Cosa tiene in piedi questo vivere di tutti? Solo l’odio? Solo l’ambizione maschile che uccide le donne, secondo l’esplicita opinione dell’autrice?
È un libro scritto in uno stato di depressione? Con l’aiuto di psicofarmaci? Nel suo insieme, sembrerebbe il libro di una folle che tenta di descrivere il manicomio in cui è immersa.
Eppure l’autrice è molto abile: basti pensare a come tratta il tema delle ristrutturazioni, epidemia che imperversa nel mondo occidentale. Buttare giù pareti per ottenere stanze grandi, troppo grandi. Dove nessuno è felice.
O basti pensare a come sono descritte certe cene per gli amici preparate di furia con i bambini tra i piedi, col marito che s’impiccia senza essere di aiuto, con la madre al telefono che evoca senza costrutto l’incubo della salmonellosi. Manie igieniste, manie ristrutturative, manie vestiarie...
Il libro di una femminista che alcuni chiamerebbero esagerata? Macchè.
L’autrice non ama nulla di quello che la circonda. Non ama gli uomini, ma neanche le donne. Non ama, come detto, le ristrutturazioni delle case, che presenta come folli imprese di coppie che han perduto il ben dell’intelletto.
Non ama i centri commerciali, non ama il fatto che ci si vada non per comprare cose che servono ma per passare il tempo. Descrive, con acredine e in dettaglio, non solo gli edifici che ospitano questi templi del consumo, ma tutte le strade, gli svincoli, i parcheggi che permettono alle auto di raggiungere questi luoghi che non rovinano solo la campagna dove si ergono, ma creano bruttezza in un circondario lungo chilometri.

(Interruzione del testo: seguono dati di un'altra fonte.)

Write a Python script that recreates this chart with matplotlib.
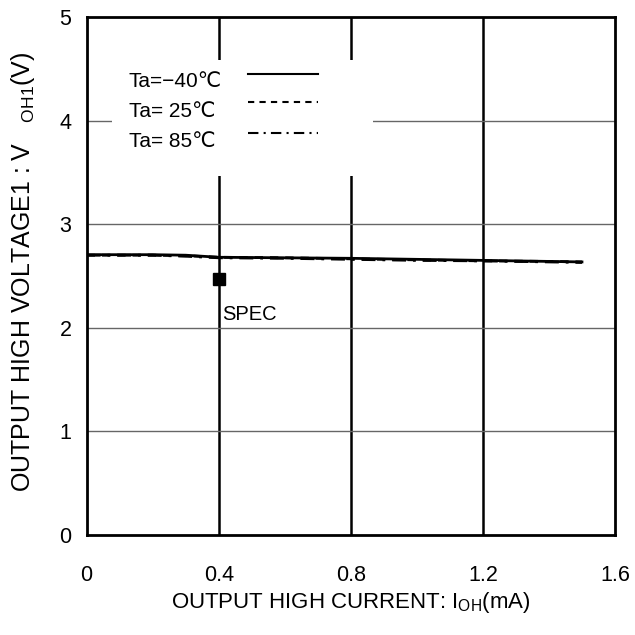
import matplotlib
matplotlib.use('Agg')
import matplotlib.pyplot as plt
from matplotlib.patches import Rectangle
import numpy as np

plt.rcParams['font.family'] = ['Liberation Sans', 'DejaVu Sans']
plt.rcParams['mathtext.fontset'] = 'custom'
plt.rcParams['mathtext.rm'] = 'Liberation Sans'
plt.rcParams['mathtext.it'] = 'Liberation Sans'

# output current (mA) and output high voltage (V)
current = [0.0, 0.2, 0.3, 0.4, 0.6, 0.8, 1.0, 1.2, 1.4, 1.5]
v_m40 = [2.705, 2.705, 2.70, 2.68, 2.675, 2.67, 2.66, 2.65, 2.64, 2.635]
v_25 = [2.70, 2.70, 2.695, 2.68, 2.675, 2.665, 2.655, 2.645, 2.64, 2.635]
v_85 = [2.70, 2.70, 2.69, 2.675, 2.67, 2.66, 2.65, 2.645, 2.635, 2.63]
labels = ['Ta=\u221240\u2103', 'Ta= 25\u2103', 'Ta= 85\u2103']

spec_x = [0.4]
spec_y = [2.47]

xticks = [0, 0.4, 0.8, 1.2, 1.6]
yticks = [0, 1, 2, 3, 4, 5]

fig = plt.figure(figsize=(6.35, 6.35), dpi=100)
ax = fig.add_axes([0.1365, 0.158, 0.832, 0.815])

for xv in xticks[1:-1]:
    ax.axvline(xv, color='black', lw=1.8, zorder=1)
for yv in yticks[1:-1]:
    ax.axhline(yv, color='#666666', lw=1.0, zorder=1)

styles = ['-', (0, (3, 2.5)), (0, (5, 2.5, 1, 2.5))]
curves = [v_m40, v_25, v_85]
for v, ls in zip(curves, styles):
    ax.plot(current, v, color='black', lw=2, ls=ls, zorder=3)

ax.plot(spec_x, spec_y, 's', color='black', ms=8, zorder=4)
ax.text(0.41, 2.07, 'SPEC', fontsize=14.5, va='baseline', ha='left')

# legend block (white box hiding the grid, text left, line sample right)
ax.add_patch(Rectangle((0.077, 3.47), 0.79, 1.115, facecolor='white',
                       edgecolor='none', zorder=2))
leg_text_y = [4.326, 4.037, 3.747]
leg_line_y = [4.449, 4.179, 3.879]
for lab, ty, ly, ls in zip(labels, leg_text_y, leg_line_y, styles):
    ax.text(0.128, ty, lab, fontsize=15, va='baseline', ha='left', zorder=5)
    ax.plot([0.49, 0.70], [ly, ly], color='black', lw=1.5, ls=ls, zorder=5)

ax.set_xlim(0, 1.6)
ax.set_ylim(0, 5)
ax.set_xticks(xticks)
ax.set_xticklabels(['0', '0.4', '0.8', '1.2', '1.6'])
ax.set_yticks(yticks)
ax.tick_params(length=0, labelsize=15.5)
ax.tick_params(axis='x', pad=22)
ax.tick_params(axis='y', pad=11)
for sp in ax.spines.values():
    sp.set_linewidth(2)
    sp.set_zorder(6)

ax.set_xlabel(r'OUTPUT HIGH CURRENT: I$_{\mathrm{OH}}$(mA)', fontsize=16)
ax.set_ylabel(r'OUTPUT HIGH VOLTAGE1 : V   $_{\mathrm{OH1}}$(V)', fontsize=18)
ax.xaxis.set_label_coords(0.5, -0.107)
ax.yaxis.set_label_coords(-0.094, 0.507)

fig.savefig('out.png', dpi=100)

La campagna infatti è deturpata molto prima che appaia il centro commerciale, tutto sommato accettabile come edificio. Se solo di quell’edificio si trattasse.
Rachel Cusk non ti risparmia nulla di quello che le capita a tiro: ecco che le abitanti, abbastanza danarose, del costoso quartiere che è Arlington Park decidono di andare a uno di questi nuovi centri commerciali. Non si divertono per nulla, però dicono continuamente: “ogni tanto è divertente vero?”, mentre avanzano a fatica spingendo passeggini enormi.
Sarebbe sufficiente un’auto soltanto, ma decidono di andarci con due: non vogliono sembrare delle segretarie.
Questo stillicidio pieno di rancore (ma perché, oh umanità, non sei migliore?), di disillusione, di rabbia non ti dà requie in tutto il libro.
L’impressione che si riceve è che l’alter ego dell’autrice si sia, almeno parzialmente, riversato nell’insegnante della scuola privata prestigiosa, con i suoi lunghissimi capelli che con una decisione improvvisa si fa tagliare dalla parrucchiera. Secondo le sue insegnanti, sarebbe diventata qualcuno da adulta.
Invece si è sposata, lavora fuori casa, lavora in casa e la sua magrissima consolazione è una specie di circolo letterario che organizza per le sue alunne e in cui cerca con poco profitto di passare un po’ di rabbia, un po’ di femminismo, alle sue riottose ragazze.
Si potrebbe parlare di un libro kafkiano? si potrebbe citare l’urlo di Munch? le Prigioni del Piranesi? Un po’ di tutto questo e la folata di femminismo che viene respirato dall’autrice e ributtato fuori pare un veleno che contribuisce anch’esso, nella sua impotenza, all’apocalisse.